A large suction base that has a vacuum pressure style seal to make it really suck onto a glass window, polished table top or metal filing cabinet. Despite them feeling really secure you always have that doubt that it's going to release pressure and fall off damaging the camera. It's a very rigid support and great providing you hold onto the camera if you lack the confidence of its grip.
This interesting option has many versions and was first developed from a bag stuffed with dry beans, but newer ones have been made lighter using polystyrene balls. It's also something you can easily make yourself if you have the time to spare.
Temporary Support Suggestions:
The ideas suggested bellow are all temporary measures, but do remember nothing beats having a proper support.
Use A Wall Or Fence
You will often find a fence or wall nearby that can be used to hold your camera. If you're worried about scratching the baseplate of the camera place your coat or spare item of clothing down first.

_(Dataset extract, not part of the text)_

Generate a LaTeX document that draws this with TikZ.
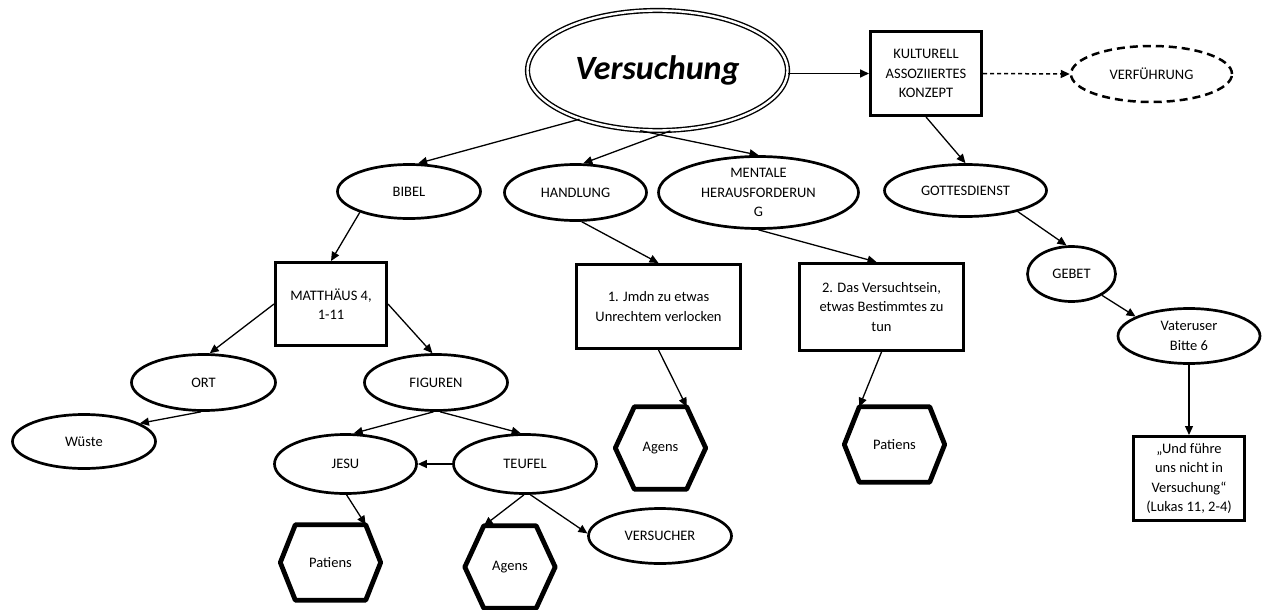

Alternatively, carry a plastic bag with you to prevent the camera getting damaged when placing it on a wet surface.
Use Your Camera Bag
If you are carrying a gadget bag or camera holdall around you may find it makes a perfect support. Your bag could be placed on the ground or on a wall to make a great support. Press down first so the camera is rigid before pressing the shutter release.
Use Your Body
If you are agile enough to crouch down you can make a good support out of your body. You can also lean against something, tucking your arms in at your side to give you a more sturdy base to work with.
Use Your Car
There are two options here: One is to wind the window down and use the frame as a support. The other is to use the roof or bonnet as a support, but then you don't only have to worry about marking the camera, but you also have a more expensive body paintwork to consider. Use a beanbag, jumper or other padded item to prevent any damage.